Maybe you want to promote a particular framework or tool with templates.
By letting someone create them easily, you open the door for many adopters.
Also, you can update a rapidly changing tool without leaving your legacy users stranded.
You might even provide multiple templates with the same input types, so that potential adopters can decide which best suits their needs.
Standard Code Base Creation
If you regularly create similar code bases, you could save yourself a lot of time. Not just creating them, but also maintaining them over time.
For instance, an app development company usually evolves fairly consistent preferred architectures.
geenee makes them much easier to use and to update.

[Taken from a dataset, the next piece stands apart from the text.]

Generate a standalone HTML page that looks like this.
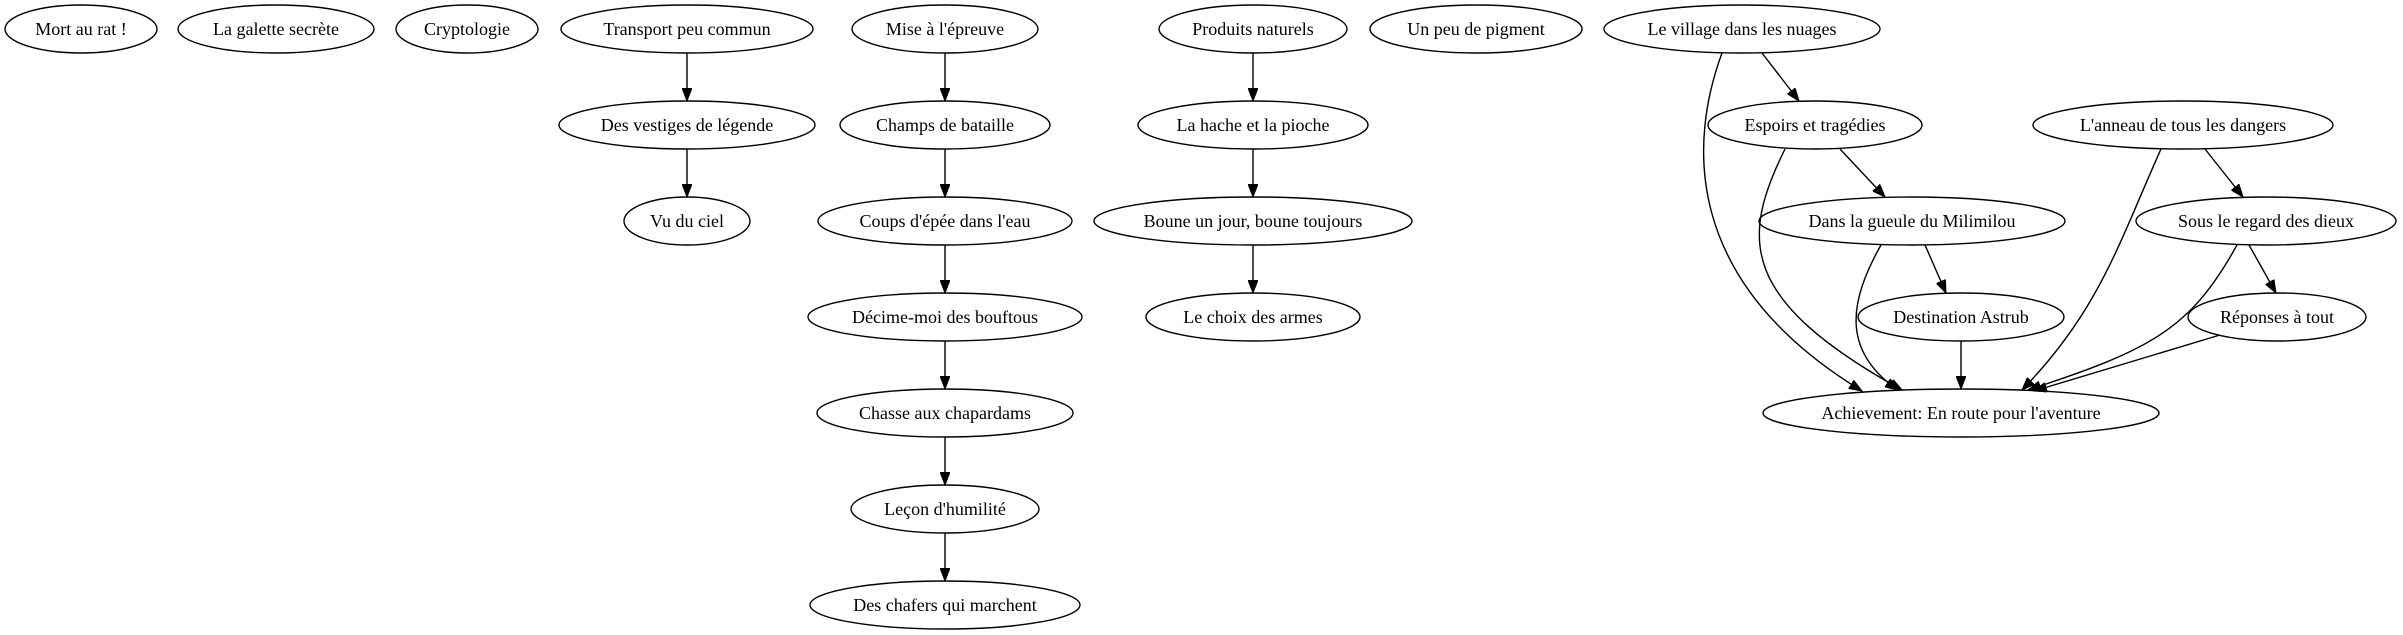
<!DOCTYPE html>
<html><head><meta charset="utf-8"><style>
html,body{margin:0;padding:0;background:#fff;}
svg{display:block;}
text{font-family:"Liberation Serif",serif;font-size:18px;text-anchor:middle;dominant-baseline:central;fill:#000;}
ellipse{fill:none;stroke:#000;stroke-width:1.4;}
path.e,line{fill:none;stroke:#000;stroke-width:1.4;}
path.h{fill:#000;stroke:#000;stroke-width:1;}
</style></head><body>
<svg width="2403" height="635" viewBox="0 0 2403 635" xmlns="http://www.w3.org/2000/svg">
<defs><marker id="a" markerWidth="14" markerHeight="10" refX="13" refY="5" orient="auto" markerUnits="userSpaceOnUse"><path class="h" d="M0,0 L13,5 L0,10 Z"/></marker></defs>
<g>
<ellipse cx="81" cy="29" rx="76" ry="24"/><text x="81" y="29">Mort au rat !</text>
<ellipse cx="276" cy="29" rx="98" ry="24"/><text x="276" y="29">La galette secrète</text>
<ellipse cx="467" cy="29" rx="71" ry="24"/><text x="467" y="29">Cryptologie</text>
<ellipse cx="687" cy="29" rx="126" ry="24"/><text x="687" y="29">Transport peu commun</text>
<ellipse cx="687" cy="125" rx="128" ry="24"/><text x="687" y="125">Des vestiges de légende</text>
<ellipse cx="687" cy="221" rx="63" ry="24"/><text x="687" y="221">Vu du ciel</text>
<ellipse cx="945" cy="29" rx="93" ry="24"/><text x="945" y="29">Mise à l'épreuve</text>
<ellipse cx="945" cy="125" rx="105" ry="24"/><text x="945" y="125">Champs de bataille</text>
<ellipse cx="945" cy="221" rx="127" ry="24"/><text x="945" y="221">Coups d'épée dans l'eau</text>
<ellipse cx="945" cy="317" rx="137" ry="24"/><text x="945" y="317">Décime-moi des bouftous</text>
<ellipse cx="945" cy="413" rx="128" ry="24"/><text x="945" y="413">Chasse aux chapardams</text>
<ellipse cx="945" cy="509" rx="94" ry="24"/><text x="945" y="509">Leçon d'humilité</text>
<ellipse cx="945" cy="605" rx="135" ry="24"/><text x="945" y="605">Des chafers qui marchent</text>
<ellipse cx="1253" cy="29" rx="94" ry="24"/><text x="1253" y="29">Produits naturels</text>
<ellipse cx="1253" cy="125" rx="115" ry="24"/><text x="1253" y="125">La hache et la pioche</text>
<ellipse cx="1253" cy="221" rx="159" ry="24"/><text x="1253" y="221">Boune un jour, boune toujours</text>
<ellipse cx="1253" cy="317" rx="107" ry="24"/><text x="1253" y="317">Le choix des armes</text>
<ellipse cx="1476" cy="29" rx="106" ry="24"/><text x="1476" y="29">Un peu de pigment</text>
<ellipse cx="1742" cy="29" rx="138" ry="24"/><text x="1742" y="29">Le village dans les nuages</text>
<ellipse cx="1815" cy="125" rx="107" ry="24"/><text x="1815" y="125">Espoirs et tragédies</text>
<ellipse cx="2183" cy="125" rx="150" ry="24"/><text x="2183" y="125">L'anneau de tous les dangers</text>
<ellipse cx="1912" cy="221" rx="153" ry="24"/><text x="1912" y="221">Dans la gueule du Milimilou</text>
<ellipse cx="2266" cy="221" rx="130" ry="24"/><text x="2266" y="221">Sous le regard des dieux</text>
<ellipse cx="1961" cy="317" rx="103" ry="24"/><text x="1961" y="317">Destination Astrub</text>
<ellipse cx="2277" cy="317" rx="89" ry="24"/><text x="2277" y="317">Réponses à tout</text>
<ellipse cx="1961" cy="413" rx="198" ry="24"/><text x="1961" y="413">Achievement: En route pour l'aventure</text>
</g>
<g>
<line x1="687" y1="53" x2="687" y2="101" marker-end="url(#a)"/>
<line x1="687" y1="149" x2="687" y2="197" marker-end="url(#a)"/>
<line x1="945" y1="53" x2="945" y2="101" marker-end="url(#a)"/>
<line x1="945" y1="149" x2="945" y2="197" marker-end="url(#a)"/>
<line x1="945" y1="245" x2="945" y2="293" marker-end="url(#a)"/>
<line x1="945" y1="341" x2="945" y2="389" marker-end="url(#a)"/>
<line x1="945" y1="437" x2="945" y2="485" marker-end="url(#a)"/>
<line x1="945" y1="533" x2="945" y2="581" marker-end="url(#a)"/>
<line x1="1253" y1="53" x2="1253" y2="101" marker-end="url(#a)"/>
<line x1="1253" y1="149" x2="1253" y2="197" marker-end="url(#a)"/>
<line x1="1253" y1="245" x2="1253" y2="293" marker-end="url(#a)"/>
<line x1="1762" y1="53" x2="1799" y2="101" marker-end="url(#a)"/>
<path class="e" d="M1722,53 C1690,140 1680,280 1862,391" marker-end="url(#a)"/>
<line x1="1840" y1="149" x2="1885" y2="197" marker-end="url(#a)"/>
<path class="e" d="M1785,149 C1740,240 1740,300 1902,390" marker-end="url(#a)"/>
<line x1="1925" y1="245" x2="1946" y2="293" marker-end="url(#a)"/>
<path class="e" d="M1881,245 C1850,300 1840,350 1898,390" marker-end="url(#a)"/>
<line x1="1961" y1="341" x2="1961" y2="389" marker-end="url(#a)"/>
<line x1="2205" y1="149" x2="2243" y2="197" marker-end="url(#a)"/>
<path class="e" d="M2161,149 C2120,240 2100,310 2022,390" marker-end="url(#a)"/>
<line x1="2249" y1="245" x2="2276" y2="293" marker-end="url(#a)"/>
<path class="e" d="M2237,245 C2190,330 2150,350 2028,390" marker-end="url(#a)"/>
<line x1="2220" y1="335" x2="2034" y2="391" marker-end="url(#a)"/>
</g>
</svg>
</body></html>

It is hard to coordinate between developers. They tend to prefer to do things in different ways. But maintaining a clear separation between templated and custom code makes it far simpler to hire someone for a single change that won't affect the rest of the code.
Also, it can be much cheaper. Rather than having to hire someone capable of architecting it, you can hire a basic developer at a fraction of the cost. They will have to understand much less, and they can do a lot less damage, because their code is limited to designated custom locations.
Even if you build a tool from scratch, it can be a chore to keep it updated with the latest packages.
Sometimes, when a tool that you used makes a major breaking release, it can be hard to upgrade your code that was generated with the tool.
Sometimes, you find that you want to update your architecture entirely. In some cases, the custom code that you are porting might be very small. You may even be able to replace your template while reusing the same custom code.